--- START OF MATERIAL ---

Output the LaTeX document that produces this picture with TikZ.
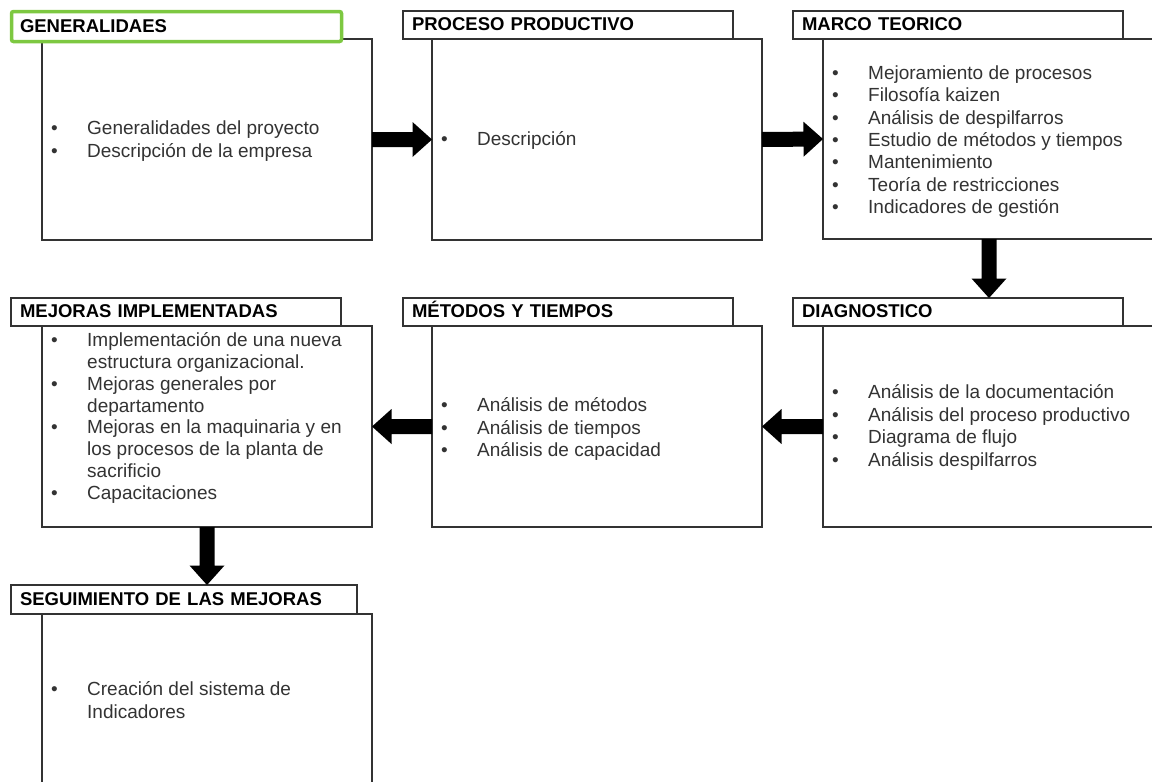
\documentclass[tikz,border=0pt]{standalone}
\usepackage{fontspec}
\setmainfont{Liberation Sans}
\usetikzlibrary{calc}
\definecolor{hdgreen}{RGB}{125,200,65}
\newcommand{\bl}[1]{\makebox[36pt][l]{\textbullet}#1}
\newcommand{\cl}[1]{\hspace*{36pt}#1}
\newcommand{\blockarrow}[2]{%
  \coordinate (ah) at ($(#2)!19.5pt!(#1)$);
  \fill[arrowfill] ($(#1)!7.5pt!90:(#2)$) -- ($(ah)!7.5pt!90:(#2)$) -- ($(ah)!17.5pt!90:(#2)$) -- (#2)
    -- ($(ah)!17.5pt!-90:(#2)$) -- ($(ah)!7.5pt!-90:(#2)$) -- ($(#1)!7.5pt!-90:(#2)$) -- cycle;}
\begin{document}
\begin{tikzpicture}[x=1pt,y=-1pt,
  body/.style={draw=black!80, line width=1.3pt, fill=white, rectangle, anchor=north west,
    minimum width=330pt, minimum height=201pt, inner sep=0pt, outer sep=0pt},
  head/.style={draw=black!80, line width=1.3pt, fill=white, rectangle, anchor=north west,
    text width=312pt, inner xsep=9pt, inner ysep=0pt, minimum height=28pt, align=left,
    text height=14.5pt, text depth=3pt,
    font=\fontsize{18.5}{22}\selectfont\bfseries, outer sep=0pt},
  items/.style={anchor=west, align=left, inner sep=0pt,
    font=\fontsize{19}{22.4}\selectfont, text=black!80},
  arrowfill/.style={fill=black},
]
\useasboundingbox (0,0) rectangle (1152,782);
\clip (0,0) rectangle (1152,782);

% bodies
\node[body] (b1) at (42,39) {};
\node[body] (b2) at (432,39) {};
\node[body, minimum width=332pt, minimum height=200pt] (b3) at (823,39) {};
\node[body] (b4) at (42,326) {};
\node[body] (b5) at (432,326) {};
\node[body, minimum width=332pt] (b6) at (823,326) {};
\node[body, minimum height=200pt] (b7) at (42,614) {};

% headers
\node[head, draw=hdgreen, line width=3.5pt, rounded corners=2pt, minimum height=30pt, inner xsep=8.5pt, text width=313pt] (h1) at (11.5,11.5) {GENERALIDAES};
\node[head] (h2) at (403,11) {PROCESO PRODUCTIVO};
\node[head] (h3) at (793,11) {MARCO TEORICO};
\node[head] (h4) at (793,298) {DIAGNOSTICO};
\node[head] (h5) at (403,298) {MÉTODOS Y TIEMPOS};
\node[head] (h6) at (11,298) {MEJORAS IMPLEMENTADAS};
\node[head, text width=328pt, minimum height=29pt] (h7) at (11,585) {SEGUIMIENTO DE LAS MEJORAS};

% items
\node[items] (i1) at (51,141) {\bl{Generalidades del proyecto}\\\bl{Descripción de la empresa}};
\node[items] (i2) at (441,140) {\bl{Descripción}};
\node[items] (i3) at (832,141.5) {\bl{Mejoramiento de procesos}\\\bl{Filosofía kaizen}\\\bl{Análisis de despilfarros}\\\bl{Estudio de métodos y tiempos}\\\bl{Mantenimiento}\\\bl{Teoría de restricciones}\\\bl{Indicadores de gestión}};
\node[items] (i4) at (832,427.5) {\bl{Análisis de la documentación}\\\bl{Análisis del proceso productivo}\\\bl{Diagrama de flujo}\\\bl{Análisis despilfarros}};
\node[items] (i5) at (441,429) {\bl{Análisis de métodos}\\\bl{Análisis de tiempos}\\\bl{Análisis de capacidad}};
\node[items, font=\fontsize{19}{21.8}\selectfont] (i6) at (51,418) {\bl{Implementación de una nueva}\\\cl{estructura organizacional.}\\\bl{Mejoras generales por}\\\cl{departamento}\\\bl{Mejoras en la maquinaria y en}\\\cl{los procesos de la planta de}\\\cl{sacrificio}\\\bl{Capacitaciones}};
\node[items] (i7) at (51,700) {\bl{Creación del sistema de}\\\cl{Indicadores}};

% connectors
\coordinate (t3) at (b3.south |- h4.north);
\coordinate (t6) at (b4.south |- h7.north);
\blockarrow{b1.east}{b2.west}
\blockarrow{b2.east}{b3.west}
\blockarrow{b3.south}{t3}
\blockarrow{b6.west}{b5.east}
\blockarrow{b5.west}{b4.east}
\blockarrow{b4.south}{t6}
\end{tikzpicture}
\end{document}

--- END OF MATERIAL ---

* [EXERCISE DIRECTIONS] Every line of text is to be repeated exactly; pictures are left out.

* [SOLUTION BELOW]
Output the LaTeX document that produces this picture with TikZ.
\documentclass[tikz,border=0pt]{standalone}
\usepackage{fontspec}
\setmainfont{Liberation Sans}
\usetikzlibrary{calc}
\definecolor{hdgreen}{RGB}{125,200,65}
\newcommand{\bl}[1]{\makebox[36pt][l]{\textbullet}#1}
\newcommand{\cl}[1]{\hspace*{36pt}#1}
\newcommand{\blockarrow}[2]{%
  \coordinate (ah) at ($(#2)!19.5pt!(#1)$);
  \fill[arrowfill] ($(#1)!7.5pt!90:(#2)$) -- ($(ah)!7.5pt!90:(#2)$) -- ($(ah)!17.5pt!90:(#2)$) -- (#2)
    -- ($(ah)!17.5pt!-90:(#2)$) -- ($(ah)!7.5pt!-90:(#2)$) -- ($(#1)!7.5pt!-90:(#2)$) -- cycle;}
\begin{document}
\begin{tikzpicture}[x=1pt,y=-1pt,
  body/.style={draw=black!80, line width=1.3pt, fill=white, rectangle, anchor=north west,
    minimum width=330pt, minimum height=201pt, inner sep=0pt, outer sep=0pt},
  head/.style={draw=black!80, line width=1.3pt, fill=white, rectangle, anchor=north west,
    text width=312pt, inner xsep=9pt, inner ysep=0pt, minimum height=28pt, align=left,
    text height=14.5pt, text depth=3pt,
    font=\fontsize{18.5}{22}\selectfont\bfseries, outer sep=0pt},
  items/.style={anchor=west, align=left, inner sep=0pt,
    font=\fontsize{19}{22.4}\selectfont, text=black!80},
  arrowfill/.style={fill=black},
]
\useasboundingbox (0,0) rectangle (1152,782);
\clip (0,0) rectangle (1152,782);

% bodies
\node[body] (b1) at (42,39) {};
\node[body] (b2) at (432,39) {};
\node[body, minimum width=332pt, minimum height=200pt] (b3) at (823,39) {};
\node[body] (b4) at (42,326) {};
\node[body] (b5) at (432,326) {};
\node[body, minimum width=332pt] (b6) at (823,326) {};
\node[body, minimum height=200pt] (b7) at (42,614) {};

% headers
\node[head, draw=hdgreen, line width=3.5pt, rounded corners=2pt, minimum height=30pt, inner xsep=8.5pt, text width=313pt] (h1) at (11.5,11.5) {GENERALIDAES};
\node[head] (h2) at (403,11) {PROCESO PRODUCTIVO};
\node[head] (h3) at (793,11) {MARCO TEORICO};
\node[head] (h4) at (793,298) {DIAGNOSTICO};
\node[head] (h5) at (403,298) {MÉTODOS Y TIEMPOS};
\node[head] (h6) at (11,298) {MEJORAS IMPLEMENTADAS};
\node[head, text width=328pt, minimum height=29pt] (h7) at (11,585) {SEGUIMIENTO DE LAS MEJORAS};

% items
\node[items] (i1) at (51,141) {\bl{Generalidades del proyecto}\\\bl{Descripción de la empresa}};
\node[items] (i2) at (441,140) {\bl{Descripción}};
\node[items] (i3) at (832,141.5) {\bl{Mejoramiento de procesos}\\\bl{Filosofía kaizen}\\\bl{Análisis de despilfarros}\\\bl{Estudio de métodos y tiempos}\\\bl{Mantenimiento}\\\bl{Teoría de restricciones}\\\bl{Indicadores de gestión}};
\node[items] (i4) at (832,427.5) {\bl{Análisis de la documentación}\\\bl{Análisis del proceso productivo}\\\bl{Diagrama de flujo}\\\bl{Análisis despilfarros}};
\node[items] (i5) at (441,429) {\bl{Análisis de métodos}\\\bl{Análisis de tiempos}\\\bl{Análisis de capacidad}};
\node[items, font=\fontsize{19}{21.8}\selectfont] (i6) at (51,418) {\bl{Implementación de una nueva}\\\cl{estructura organizacional.}\\\bl{Mejoras generales por}\\\cl{departamento}\\\bl{Mejoras en la maquinaria y en}\\\cl{los procesos de la planta de}\\\cl{sacrificio}\\\bl{Capacitaciones}};
\node[items] (i7) at (51,700) {\bl{Creación del sistema de}\\\cl{Indicadores}};

% connectors
\coordinate (t3) at (b3.south |- h4.north);
\coordinate (t6) at (b4.south |- h7.north);
\blockarrow{b1.east}{b2.west}
\blockarrow{b2.east}{b3.west}
\blockarrow{b3.south}{t3}
\blockarrow{b6.west}{b5.east}
\blockarrow{b5.west}{b4.east}
\blockarrow{b4.south}{t6}
\end{tikzpicture}
\end{document}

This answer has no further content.